Brighton Energy Co-op (BEC), the renewable energy company formed with the vision of enabling community-owned solar power in Brighton, has revealed its plans for the region in the face of the feed-in tariff review.

By utilising the UK’s FiT, BEC’s founder Will Cotterell (pictured) and fellow Directors Danni Craker and Damian Tow have been working for the past seven months to set up a ‘Community Benefit Society.’ In order to achieve this it was important that they each worked to understand how other community-owned renewable energy projects have succeeded as well as raising early-stage investment. The next job was to identify at least six suitable sites for installation of solar panels. Now that these stages are complete, the team’s next and biggest objective is to be the first community solar project to raise £1M in spring 2011, in order to install around 300kW of photovoltaic panels on the roofs of local buildings.

But why take on this daunting challenge?

The main motive behind this company is to make the opportunity to invest in low carbon energy generation more democratic. At present a minimum of around £10,000 is needed to invest in solar panels for the average three bedroom semi-detached house, and if you live in flats in central Brighton or Hove – as do BEC’s three Directors – it can be difficult to get agreement from the building owner or to gain planning permission for the installation of the solar panels. BEC’s vision is therefore comprised of enabling local people to invest smaller sums of money into a large ‘pot’ that will provide them some financial return, but also, perhaps more importantly, an environmental and social return from working together to generate low carbon energy in Brighton.

Raising £1M is certainly a daunting prospect, but the Directors of BEC are receiving expert advice from across the UK on how to go about this, and more importantly they believe that the City by the Sea with the country’s first Green MP is the perfect place to start the ‘people power’ revolution.

However, unfortunately, BEC’s plans are currently overshadowed by the fast-track review of what DECC terms ‘large-scale’ (over 50kW) solar installations, which was announced on 7th Feb. From BEC’s extensive financial modelling by Danni Craker, who is a Chartered Accountant, a portfolio of installations of greater than 300kWs is needed for a community project to run as a viable business and provide a return to investors.

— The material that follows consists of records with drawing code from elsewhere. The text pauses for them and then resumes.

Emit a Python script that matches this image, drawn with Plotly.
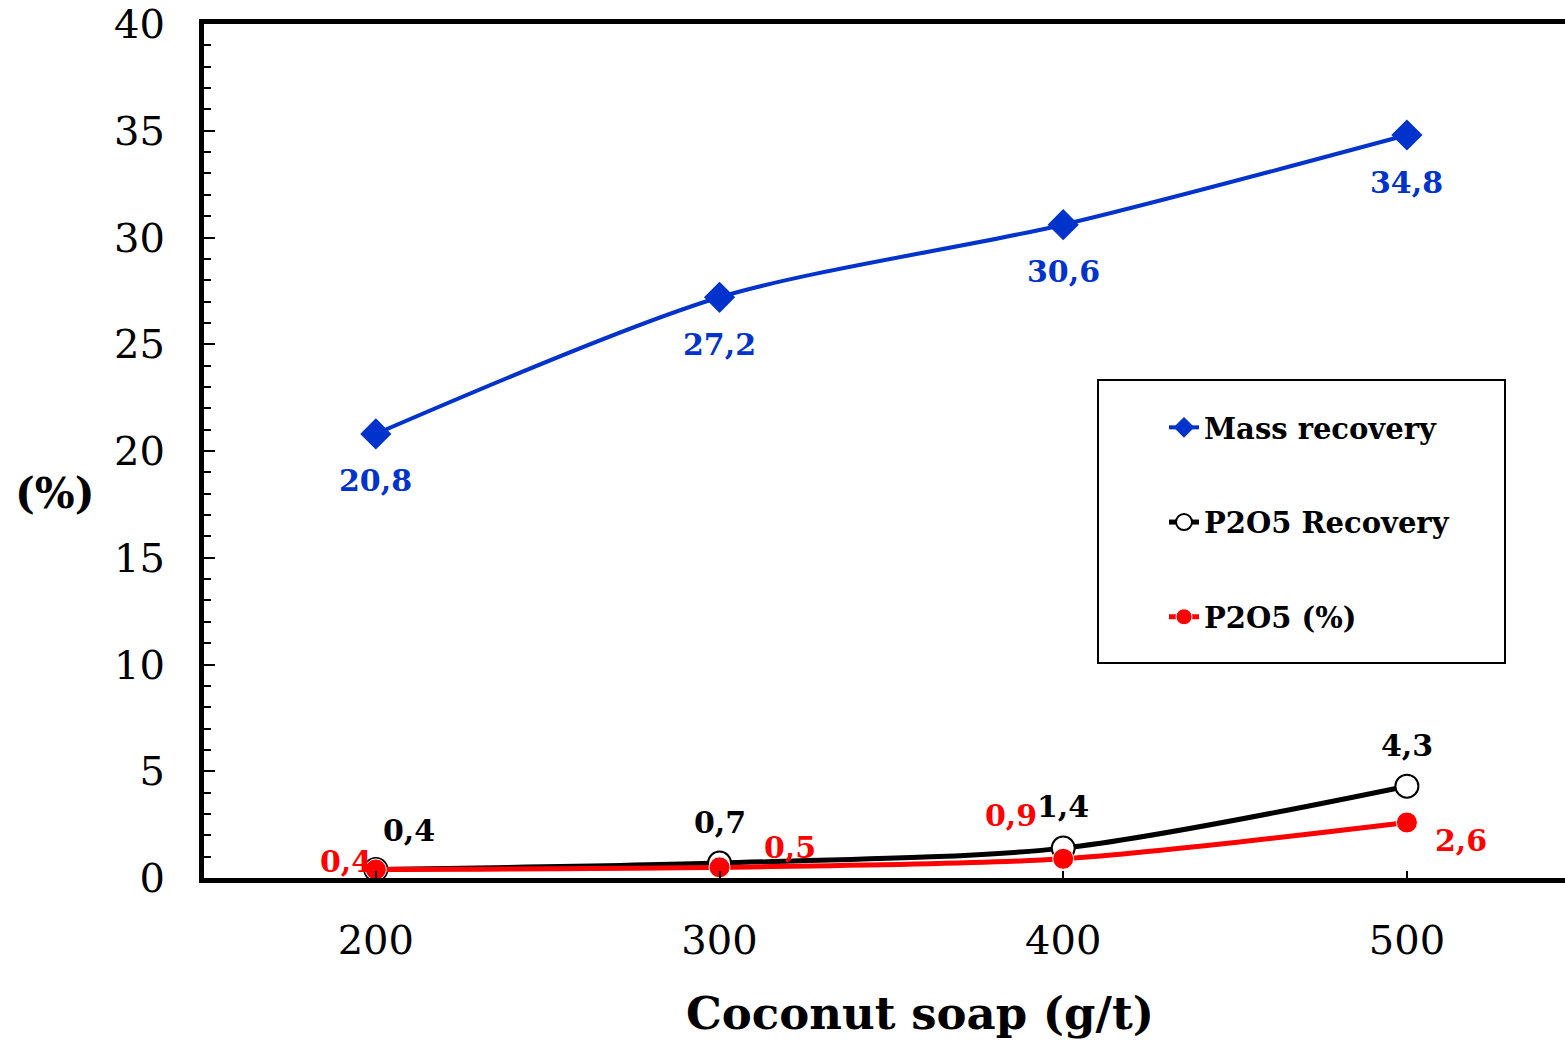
import plotly.graph_objects as go

# Coconut soap dosage (g/t)
soap_dose = [200, 300, 400, 500]

# Flotation results (%)
mass_recovery = [20.8, 27.2, 30.6, 34.8]
p2o5_recovery = [0.4, 0.7, 1.4, 4.3]
p2o5_grade = [0.4, 0.5, 0.9, 2.6]

x_ticks = [200, 300, 400, 500]
y_ticks = [0, 5, 10, 15, 20, 25, 30, 35, 40]

BLUE = "#0033CC"
RED = "#FF0000"
BLACK = "#000000"
SERIF = "DejaVu Serif"

W, H = 1565, 1043
ML, MR, MT, MB = 204, 0, 24, 165
PW, PH = W - ML - MR, H - MT - MB


def px_x(px):
    return (px - ML) / PW


def px_y(py):
    return (H - MB - py) / PH


def fmt(v):
    return f"{v:.1f}".replace(".", ",")


fig = go.Figure()

fig.add_trace(go.Scatter(
    x=soap_dose, y=mass_recovery, name="Mass recovery",
    mode="lines+markers", legendgroup="a",
    line=dict(color=BLUE, width=4, shape="spline", smoothing=0.8),
    marker=dict(symbol="diamond", size=24, color=BLUE),
))
fig.add_trace(go.Scatter(
    x=soap_dose, y=p2o5_recovery, name="P2O5 Recovery",
    mode="lines+markers", legendgroup="b",
    line=dict(color=BLACK, width=5, shape="spline", smoothing=0.8),
    marker=dict(symbol="circle", size=23, color="white",
                line=dict(color=BLACK, width=2)),
))
fig.add_trace(go.Scatter(
    x=soap_dose, y=p2o5_grade, name="P2O5 (%)",
    mode="lines+markers", legendgroup="c",
    line=dict(color=RED, width=5, shape="spline", smoothing=0.8),
    marker=dict(symbol="circle", size=21, color=RED,
                line=dict(color="white", width=1)),
))

# Value labels: (series, colour, per-point pixel offsets)
label_specs = [
    (mass_recovery, BLUE, [(0, -47), (0, -47), (0, -47), (0, -47)]),
    (p2o5_recovery, BLACK, [(33, 39), (0, 41), (0, 42), (0, 41)]),
    (p2o5_grade, RED, [(-30, 8), (70, 20), (-52, 43), (54, -18)]),
]
for series, color, offsets in label_specs:
    for xv, yv, (dx, dy) in zip(soap_dose, series, offsets):
        fig.add_annotation(
            x=xv, y=yv, text=fmt(yv), showarrow=False,
            xshift=dx, yshift=dy,
            font=dict(family=SERIF, size=30, color=color, weight="bold"),
        )

# Axis titles
fig.add_annotation(
    xref="paper", yref="paper", x=px_x(920), y=px_y(1013),
    text="Coconut soap (g/t)", showarrow=False,
    xanchor="center", yanchor="middle",
    font=dict(family=SERIF, size=45, color=BLACK, weight="bold"),
)
fig.add_annotation(
    xref="paper", yref="paper", x=px_x(55), y=px_y(493),
    text="(%)", showarrow=False, xanchor="center", yanchor="middle",
    font=dict(family=SERIF, size=42, color=BLACK, weight="bold"),
)

# Legend frame
fig.add_shape(
    type="rect", xref="paper", yref="paper",
    x0=px_x(1098), x1=px_x(1505), y0=px_y(663), y1=px_y(380),
    line=dict(color=BLACK, width=2), fillcolor="white", layer="below",
)

fig.update_layout(
    width=W, height=H,
    margin=dict(l=ML, r=MR, t=MT, b=MB, pad=0),
    paper_bgcolor="white", plot_bgcolor="white",
    showlegend=True,
    legend=dict(
        x=px_x(1164), y=px_y(402), xanchor="left", yanchor="top",
        bgcolor="rgba(0,0,0,0)", borderwidth=0,
        tracegroupgap=54,
        font=dict(family=SERIF, size=29, color=BLACK, weight="bold"),
    ),
    xaxis=dict(
        range=[150, 546], tickvals=x_ticks, ticktext=[str(t) for t in x_ticks],
        showgrid=False, zeroline=False,
        showline=True, linecolor=BLACK, linewidth=5, mirror=True,
        ticks="inside", ticklen=7, tickwidth=1.5, tickcolor=BLACK,
        ticklabelstandoff=23,
        tickfont=dict(family=SERIF, size=40, color=BLACK),
    ),
    yaxis=dict(
        range=[0, 40], tickvals=y_ticks, ticktext=[str(t) for t in y_ticks],
        showgrid=False, zeroline=False,
        showline=True, linecolor=BLACK, linewidth=5, mirror=False,
        ticks="inside", ticklen=11, tickwidth=2, tickcolor=BLACK,
        ticklabelstandoff=26,
        tickfont=dict(family=SERIF, size=40, color=BLACK),
        minor=dict(dtick=1, ticks="inside", ticklen=7, tickwidth=2,
                   tickcolor=BLACK, showgrid=False),
    ),
)

fig.write_html("out.html")
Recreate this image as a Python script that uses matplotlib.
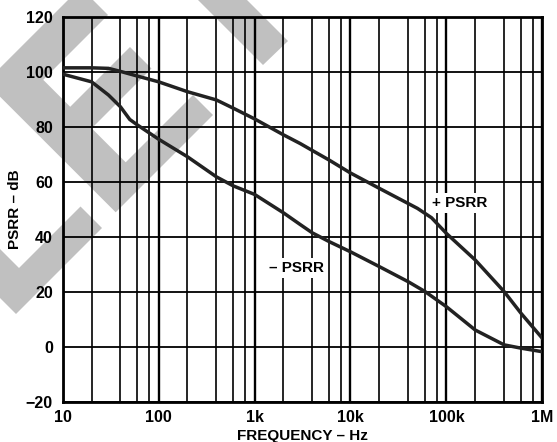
import matplotlib
matplotlib.use("Agg")
import matplotlib.pyplot as plt
from matplotlib.patches import Polygon
from matplotlib.ticker import FixedLocator, LogLocator, NullFormatter

# +PSRR curve (Hz, dB)
pos_freq = [10, 20, 30, 40, 60, 100, 200, 400, 600, 1e3, 2e3, 3e3, 4e3, 6e3,
            1e4, 2e4, 5e4, 7e4, 1e5, 2e5, 4e5, 6e5, 1e6]
pos_db = [101.6, 101.6, 101.4, 100.3, 98.6, 96.5, 92.9, 89.9, 86.9, 83.0,
          77.2, 74.0, 71.5, 68.0, 63.3, 57.7, 50.4, 47.0, 41.3, 31.6, 20.1,
          12.2, 3.1]

# -PSRR curve (Hz, dB)
neg_freq = [10, 20, 30, 40, 50, 60, 100, 200, 400, 600, 1e3, 2e3, 3e3, 4e3,
            6e3, 1e4, 2e4, 4e4, 6e4, 1e5, 2e5, 4e5, 6e5, 1e6]
neg_db = [99.3, 96.5, 91.7, 87.4, 82.8, 80.8, 75.6, 69.2, 61.9, 58.6, 55.5,
          48.8, 44.5, 41.5, 38.3, 34.6, 29.2, 23.7, 20.1, 14.6, 6.1, 0.7,
          -0.5, -1.8]

x_ticks = [10, 100, 1e3, 1e4, 1e5, 1e6]
x_labels = ["10", "100", "1k", "10k", "100k", "1M"]
y_ticks = [-20, 0, 20, 40, 60, 80, 100, 120]

W, H = 557, 442

# watermark shapes, pixel coords from top-left of the image
wm_letter_e = [(-14.4, 82.3), (80.5, -12.5), (108, 15), (43.2, 79.8),
               (70.2, 106.8), (130, 47), (151.5, 68.5), (91.7, 128.3),
               (125.7, 162.3), (193, 95), (213, 115), (115.7, 212.3)]
wm_vee = [(-20, 229), (19, 268), (80.5, 206.5), (102, 228), (16, 314),
          (-20, 278)]
wm_bar = [(190, -8), (263, 65), (288, 41), (239, -8)]

plt.rcParams['font.family'] = ['Liberation Sans', 'DejaVu Sans']
plt.rcParams['font.weight'] = 'bold'

fig = plt.figure(figsize=(W / 100, H / 100), dpi=100)

for pts in (wm_letter_e, wm_vee, wm_bar):
    poly = Polygon([(x / W, 1 - y / H) for x, y in pts], closed=True,
                   transform=fig.transFigure, facecolor='#c0c0c0',
                   edgecolor='none', zorder=-5)
    fig.patches.append(poly)

left, right, top, bottom = 62.7, 542.3, 17.3, 401.7
ax = fig.add_axes([left / W, 1 - bottom / H, (right - left) / W,
                   (bottom - top) / H])
ax.set_facecolor('none')

ax.set_xscale('log')
ax.set_xlim(10, 1e6)
ax.set_ylim(-20, 120)

ax.xaxis.set_major_locator(FixedLocator(x_ticks))
ax.set_xticklabels(x_labels)
ax.xaxis.set_minor_locator(LogLocator(base=10, subs=[2, 4, 6, 8]))
ax.xaxis.set_minor_formatter(NullFormatter())
ax.set_yticks(y_ticks)

ax.grid(True, which='major', axis='x', color='black', lw=1.7)
ax.grid(True, which='minor', axis='x', color='black', lw=1.2)
ax.grid(True, which='major', axis='y', color='black', lw=1.3)
ax.set_axisbelow(True)

ax.tick_params(which='both', length=0)
ax.tick_params(axis='x', pad=6, labelsize=11.5)
ax.tick_params(axis='y', pad=7, labelsize=11.5)
for s in ax.spines.values():
    s.set_linewidth(2.0)

ax.plot(pos_freq, pos_db, color='#222222', lw=2.5, zorder=3)
ax.plot(neg_freq, neg_db, color='#222222', lw=2.5, zorder=3)

box = dict(facecolor='white', edgecolor='none', pad=2)
ax.text(1.39e5, 52.4, "+ PSRR", ha='center', va='center', fontsize=11,
        fontweight='bold', bbox=box, zorder=4)
ax.text(2.77e3, 28.7, "\u2013 PSRR", ha='center', va='center', fontsize=11,
        fontweight='bold', bbox=box, zorder=4)

ax.set_xlabel("FREQUENCY \u2013 Hz", fontsize=11, fontweight='bold', labelpad=3)
ax.set_ylabel("PSRR \u2013 dB", fontsize=11, fontweight='bold', labelpad=3)

fig.savefig("out.png", dpi=100)
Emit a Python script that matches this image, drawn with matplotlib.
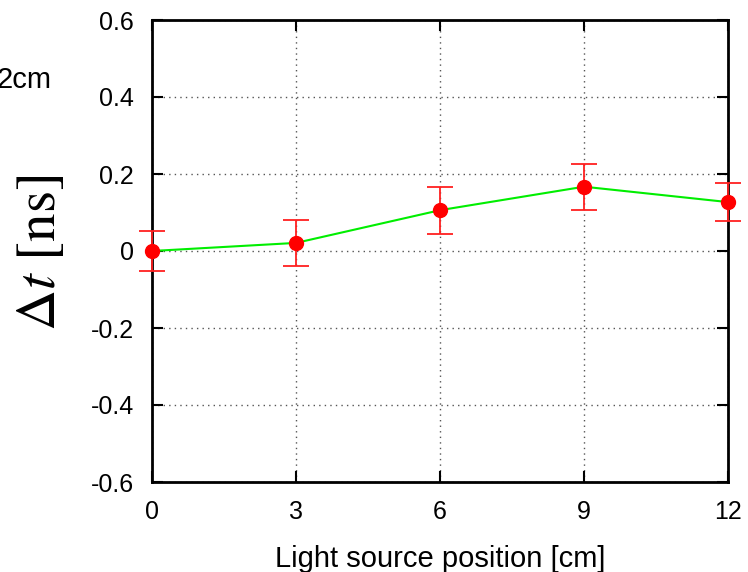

There are of course up-front start-up costs to consider and ongoing operational costs for 25 years which need to be provided for out of the FiT income. The key point that seems to be missing from many assessments of the viability of community renewables is that the FiT income stream has to finance a community-owned business, not just a discrete project that is staffed by expert, but unpaid, volunteers. The only way to achieve this is by the economies of scale created by building a small PV portfolio, however this important detail seems to be so far overlooked in DECC’s assessment of how communities can generate their own electricity.

Brighton Energy Co-op (BEC) was created as a result of the founder, Will Cottrell, attending the failed Copenhagen Climate Change negotiations at the end of 2009. Coming away feeling the need to ‘do something about it’ he visited communities in Denmark that had their own wind farms and found out that 20% of Danish renewable energy is community-owned. This led to the seed of an idea which was nourished by the Government’s planned launch of the feed-in tariff (FiT) in 2010 and blossomed when he held a public meeting in June 2010. The FiT is essentially a mechanism to subsidise the roll-out of renewable energy infrastructure which have proved highly successful in Germany, Italy, Spain and other countries over the last few years. Without this subsidy, the plans in Brighton would face serious problems.